WHAT TO DO => Omit every picture and return the rest of the data unaltered.

INFORMATION SUPPLIED =>
==================================================

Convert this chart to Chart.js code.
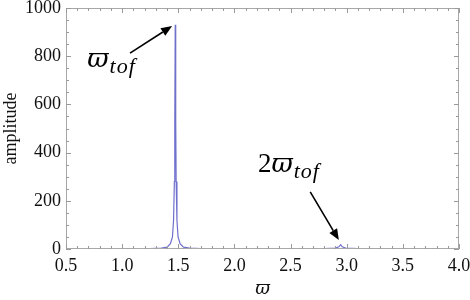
<!DOCTYPE html>
<html>
<head>
<meta charset="utf-8">
<script src="https://cdn.jsdelivr.net/npm/chart.js@4/dist/chart.umd.min.js"></script>
<style>
  html, body { margin: 0; padding: 0; background: #fff; }
  #wrap { width: 470px; height: 300px; position: relative; }
</style>
</head>
<body>
<div id="wrap"><canvas id="c" width="470" height="300"></canvas></div>
<script>
// ---- data ----
const omega = [0.5, 0.8, 1.1, 1.25, 1.35, 1.40, 1.43, 1.448, 1.458, 1.465, 1.469, 1.473, 1.477, 1.481, 1.488, 1.498, 1.516, 1.546, 1.6, 1.7, 2.0, 2.5, 2.8, 2.9, 2.93, 2.946, 2.96, 2.99, 3.1, 3.5, 4.0];
const amplitude = [1, 1, 1.5, 2, 4, 8, 22, 50, 120, 280, 540, 930, 540, 280, 120, 50, 22, 8, 4, 2, 1.5, 1.5, 2, 4, 9, 18, 9, 4, 2, 1, 1];
const xTickLabels = ['0.5', '1.0', '1.5', '2.0', '2.5', '3.0', '3.5', '4.0'];
const yTickLabels = ['0', '200', '400', '600', '800', '1000'];
const xTitle = 'ϖ';
const yTitle = 'amplitude';
// annotations: main symbol, subscript, text anchor and arrow (tail -> head) in data units
const annPrefix = ['', '2'];
const annSymbol = ['ϖ', 'ϖ'];
const annSub = ['tof', 'tof'];
const annTextX = [0.69, 2.21];
const annTextY = [755, 318];
const annTailX = [1.07, 2.675];
const annTailY = [813, 237];
const annHeadX = [1.445, 2.93];
const annHeadY = [925, 37];

const points = omega.map((v, i) => ({ x: v, y: amplitude[i] }));
const serif = '"Liberation Serif", "Times New Roman", serif';
const mathFont = '"DejaVu Serif", "Liberation Serif", serif';

const framePlugin = {
  id: 'frame',
  afterDraw(chart) {
    const { ctx, chartArea: a, scales: { x, y } } = chart;
    ctx.save();
    // frame
    ctx.strokeStyle = '#a8a8a8';
    ctx.lineWidth = 1;
    ctx.strokeRect(Math.round(a.left) + 0.5, Math.round(a.top) + 0.5,
                   Math.round(a.right - a.left) - 1, Math.round(a.bottom - a.top) - 1);
    // ticks
    ctx.strokeStyle = '#9a9a9a';
    ctx.beginPath();
    const xMajor = xTickLabels.map(Number);
    for (let v = Math.round(x.min * 10); v <= Math.round(x.max * 10); v++) {
      const val = v / 10;
      const major = xMajor.some(m => Math.abs(m - val) < 1e-6);
      const len = major ? 5 : 3;
      const px = Math.round(x.getPixelForValue(val)) + 0.5;
      ctx.moveTo(px, a.bottom); ctx.lineTo(px, a.bottom - len);
      ctx.moveTo(px, a.top); ctx.lineTo(px, a.top + len);
    }
    const yMajor = yTickLabels.map(Number);
    for (let v = y.min; v <= y.max; v += 50) {
      const major = yMajor.includes(v);
      const len = major ? 5 : 3;
      const py = Math.round(y.getPixelForValue(v)) + 0.5;
      ctx.moveTo(a.left, py); ctx.lineTo(a.left + len, py);
      ctx.moveTo(a.right, py); ctx.lineTo(a.right - len, py);
    }
    ctx.stroke();

    // annotations
    ctx.fillStyle = '#000';
    ctx.strokeStyle = '#000';
    for (let i = 0; i < annSymbol.length; i++) {
      let tx = x.getPixelForValue(annTextX[i]);
      const ty = y.getPixelForValue(annTextY[i]);
      ctx.textBaseline = 'alphabetic';
      ctx.textAlign = 'left';
      if (annPrefix[i]) {
        ctx.font = '27px ' + serif;
        ctx.fillText(annPrefix[i], tx, ty);
        tx += ctx.measureText(annPrefix[i]).width;
      }
      ctx.font = 'italic 26px ' + mathFont;
      ctx.fillText(annSymbol[i], tx, ty);
      tx += ctx.measureText(annSymbol[i]).width;
      ctx.font = 'italic 22px ' + serif;
      if ('letterSpacing' in ctx) ctx.letterSpacing = '1px';
      ctx.fillText(annSub[i], tx + 1, ty + 6);
      if ('letterSpacing' in ctx) ctx.letterSpacing = '0px';

      const x0 = x.getPixelForValue(annTailX[i]), y0 = y.getPixelForValue(annTailY[i]);
      const x1 = x.getPixelForValue(annHeadX[i]), y1 = y.getPixelForValue(annHeadY[i]);
      const ang = Math.atan2(y1 - y0, x1 - x0);
      const hl = 11, hw = 4.5;
      const bx = x1 - hl * Math.cos(ang), by = y1 - hl * Math.sin(ang);
      ctx.lineWidth = 1.6;
      ctx.beginPath(); ctx.moveTo(x0, y0); ctx.lineTo(bx, by); ctx.stroke();
      ctx.beginPath();
      ctx.moveTo(x1, y1);
      ctx.lineTo(bx + hw * Math.sin(ang), by - hw * Math.cos(ang));
      ctx.lineTo(bx - hw * Math.sin(ang), by + hw * Math.cos(ang));
      ctx.closePath(); ctx.fill();
    }
    ctx.restore();
  }
};

new Chart(document.getElementById('c'), {
  type: 'line',
  data: {
    datasets: [{
      data: points,
      borderColor: '#6f6fcc',
      borderWidth: 1.2,
      pointRadius: 0,
      tension: 0,
      fill: false
    }]
  },
  options: {
    responsive: false,
    animation: false,
    parsing: false,
    layout: { padding: { top: 8, right: 11, left: 0, bottom: 0 } },
    plugins: { legend: { display: false }, tooltip: { enabled: false } },
    scales: {
      x: {
        type: 'linear', min: 0.5, max: 4.0,
        grid: { display: false, drawTicks: false },
        border: { display: false },
        afterBuildTicks(s) { s.ticks = xTickLabels.map(v => ({ value: Number(v) })); },
        afterFit(s) { s.height = 51; s.paddingLeft = 0; s.paddingRight = 0; },
        ticks: {
          padding: 6, color: '#111', maxRotation: 0, autoSkip: false,
          font: { family: serif, size: 18 },
          callback: (v) => xTickLabels.find(l => Math.abs(Number(l) - v) < 1e-6)
        },
        title: {
          display: true, text: xTitle, color: '#111', padding: { top: 2, bottom: 0 },
          font: { family: mathFont, size: 18, style: 'italic' }
        }
      },
      y: {
        type: 'linear', min: 0, max: 1000,
        grid: { display: false, drawTicks: false },
        border: { display: false },
        afterBuildTicks(s) { s.ticks = yTickLabels.map(v => ({ value: Number(v) })); },
        afterFit(s) { s.width = 66; s.paddingTop = 0; s.paddingBottom = 0; },
        ticks: {
          padding: 5, color: '#111', autoSkip: false,
          font: { family: serif, size: 18 },
          callback: (v) => String(v)
        },
        title: {
          display: true, text: yTitle, color: '#111', padding: { top: 0, bottom: 4 },
          font: { family: serif, size: 18 }
        }
      }
    }
  },
  plugins: [framePlugin]
});
</script>
</body>
</html>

==================================================

WRITTEN ANSWER =>
Convert this chart to Chart.js code.
<!DOCTYPE html>
<html>
<head>
<meta charset="utf-8">
<script src="https://cdn.jsdelivr.net/npm/chart.js@4/dist/chart.umd.min.js"></script>
<style>
  html, body { margin: 0; padding: 0; background: #fff; }
  #wrap { width: 470px; height: 300px; position: relative; }
</style>
</head>
<body>
<div id="wrap"><canvas id="c" width="470" height="300"></canvas></div>
<script>
// ---- data ----
const omega = [0.5, 0.8, 1.1, 1.25, 1.35, 1.40, 1.43, 1.448, 1.458, 1.465, 1.469, 1.473, 1.477, 1.481, 1.488, 1.498, 1.516, 1.546, 1.6, 1.7, 2.0, 2.5, 2.8, 2.9, 2.93, 2.946, 2.96, 2.99, 3.1, 3.5, 4.0];
const amplitude = [1, 1, 1.5, 2, 4, 8, 22, 50, 120, 280, 540, 930, 540, 280, 120, 50, 22, 8, 4, 2, 1.5, 1.5, 2, 4, 9, 18, 9, 4, 2, 1, 1];
const xTickLabels = ['0.5', '1.0', '1.5', '2.0', '2.5', '3.0', '3.5', '4.0'];
const yTickLabels = ['0', '200', '400', '600', '800', '1000'];
const xTitle = 'ϖ';
const yTitle = 'amplitude';
// annotations: main symbol, subscript, text anchor and arrow (tail -> head) in data units
const annPrefix = ['', '2'];
const annSymbol = ['ϖ', 'ϖ'];
const annSub = ['tof', 'tof'];
const annTextX = [0.69, 2.21];
const annTextY = [755, 318];
const annTailX = [1.07, 2.675];
const annTailY = [813, 237];
const annHeadX = [1.445, 2.93];
const annHeadY = [925, 37];

const points = omega.map((v, i) => ({ x: v, y: amplitude[i] }));
const serif = '"Liberation Serif", "Times New Roman", serif';
const mathFont = '"DejaVu Serif", "Liberation Serif", serif';

const framePlugin = {
  id: 'frame',
  afterDraw(chart) {
    const { ctx, chartArea: a, scales: { x, y } } = chart;
    ctx.save();
    // frame
    ctx.strokeStyle = '#a8a8a8';
    ctx.lineWidth = 1;
    ctx.strokeRect(Math.round(a.left) + 0.5, Math.round(a.top) + 0.5,
                   Math.round(a.right - a.left) - 1, Math.round(a.bottom - a.top) - 1);
    // ticks
    ctx.strokeStyle = '#9a9a9a';
    ctx.beginPath();
    const xMajor = xTickLabels.map(Number);
    for (let v = Math.round(x.min * 10); v <= Math.round(x.max * 10); v++) {
      const val = v / 10;
      const major = xMajor.some(m => Math.abs(m - val) < 1e-6);
      const len = major ? 5 : 3;
      const px = Math.round(x.getPixelForValue(val)) + 0.5;
      ctx.moveTo(px, a.bottom); ctx.lineTo(px, a.bottom - len);
      ctx.moveTo(px, a.top); ctx.lineTo(px, a.top + len);
    }
    const yMajor = yTickLabels.map(Number);
    for (let v = y.min; v <= y.max; v += 50) {
      const major = yMajor.includes(v);
      const len = major ? 5 : 3;
      const py = Math.round(y.getPixelForValue(v)) + 0.5;
      ctx.moveTo(a.left, py); ctx.lineTo(a.left + len, py);
      ctx.moveTo(a.right, py); ctx.lineTo(a.right - len, py);
    }
    ctx.stroke();

    // annotations
    ctx.fillStyle = '#000';
    ctx.strokeStyle = '#000';
    for (let i = 0; i < annSymbol.length; i++) {
      let tx = x.getPixelForValue(annTextX[i]);
      const ty = y.getPixelForValue(annTextY[i]);
      ctx.textBaseline = 'alphabetic';
      ctx.textAlign = 'left';
      if (annPrefix[i]) {
        ctx.font = '27px ' + serif;
        ctx.fillText(annPrefix[i], tx, ty);
        tx += ctx.measureText(annPrefix[i]).width;
      }
      ctx.font = 'italic 26px ' + mathFont;
      ctx.fillText(annSymbol[i], tx, ty);
      tx += ctx.measureText(annSymbol[i]).width;
      ctx.font = 'italic 22px ' + serif;
      if ('letterSpacing' in ctx) ctx.letterSpacing = '1px';
      ctx.fillText(annSub[i], tx + 1, ty + 6);
      if ('letterSpacing' in ctx) ctx.letterSpacing = '0px';

      const x0 = x.getPixelForValue(annTailX[i]), y0 = y.getPixelForValue(annTailY[i]);
      const x1 = x.getPixelForValue(annHeadX[i]), y1 = y.getPixelForValue(annHeadY[i]);
      const ang = Math.atan2(y1 - y0, x1 - x0);
      const hl = 11, hw = 4.5;
      const bx = x1 - hl * Math.cos(ang), by = y1 - hl * Math.sin(ang);
      ctx.lineWidth = 1.6;
      ctx.beginPath(); ctx.moveTo(x0, y0); ctx.lineTo(bx, by); ctx.stroke();
      ctx.beginPath();
      ctx.moveTo(x1, y1);
      ctx.lineTo(bx + hw * Math.sin(ang), by - hw * Math.cos(ang));
      ctx.lineTo(bx - hw * Math.sin(ang), by + hw * Math.cos(ang));
      ctx.closePath(); ctx.fill();
    }
    ctx.restore();
  }
};

new Chart(document.getElementById('c'), {
  type: 'line',
  data: {
    datasets: [{
      data: points,
      borderColor: '#6f6fcc',
      borderWidth: 1.2,
      pointRadius: 0,
      tension: 0,
      fill: false
    }]
  },
  options: {
    responsive: false,
    animation: false,
    parsing: false,
    layout: { padding: { top: 8, right: 11, left: 0, bottom: 0 } },
    plugins: { legend: { display: false }, tooltip: { enabled: false } },
    scales: {
      x: {
        type: 'linear', min: 0.5, max: 4.0,
        grid: { display: false, drawTicks: false },
        border: { display: false },
        afterBuildTicks(s) { s.ticks = xTickLabels.map(v => ({ value: Number(v) })); },
        afterFit(s) { s.height = 51; s.paddingLeft = 0; s.paddingRight = 0; },
        ticks: {
          padding: 6, color: '#111', maxRotation: 0, autoSkip: false,
          font: { family: serif, size: 18 },
          callback: (v) => xTickLabels.find(l => Math.abs(Number(l) - v) < 1e-6)
        },
        title: {
          display: true, text: xTitle, color: '#111', padding: { top: 2, bottom: 0 },
          font: { family: mathFont, size: 18, style: 'italic' }
        }
      },
      y: {
        type: 'linear', min: 0, max: 1000,
        grid: { display: false, drawTicks: false },
        border: { display: false },
        afterBuildTicks(s) { s.ticks = yTickLabels.map(v => ({ value: Number(v) })); },
        afterFit(s) { s.width = 66; s.paddingTop = 0; s.paddingBottom = 0; },
        ticks: {
          padding: 5, color: '#111', autoSkip: false,
          font: { family: serif, size: 18 },
          callback: (v) => String(v)
        },
        title: {
          display: true, text: yTitle, color: '#111', padding: { top: 0, bottom: 4 },
          font: { family: serif, size: 18 }
        }
      }
    }
  },
  plugins: [framePlugin]
});
</script>
</body>
</html>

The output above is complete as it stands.